Machan’s grounding as a philosopher emerges to excellent effect in another point he makes. Many economists have emphasized the virtues of the free market in coping with environmental problems, but their own position is flawed. They are concerned only with economic efficiency: “Many free-market advocates favor a social cost-benefit approach here based on the utilitarian idea that what ultimately matters is the achievement of some state of collective satisfaction. But that is not the approach that flows from the idea that individuals have natural negative rights to life, liberty, and property” (p. 67).

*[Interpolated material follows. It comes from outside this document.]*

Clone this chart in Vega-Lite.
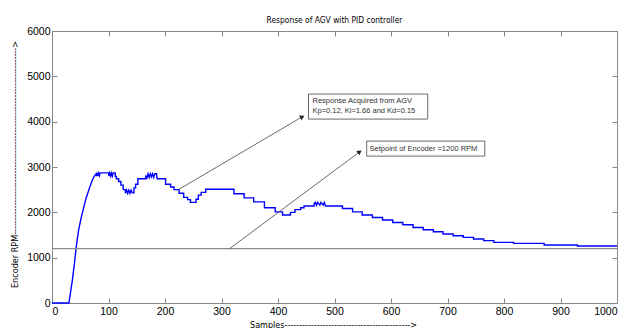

Supporters of a free society owe Tibor Machan a debt of gratitude for the principled philosophical defense of liberty found in his many books and articles. Putting Humans First is a fine example of his work, up to the usual standard of this prolific author.
1Elizabeth Anscombe’s “A Reply to Mr. C.S. Lewis’s Argument that ‘Naturalism’ is Self-Refuting” is a classic discussion of a related argument. See her Metaphysics and the Philosophy of Mind (University of Minnesota Press, 1981), pp. 224–32.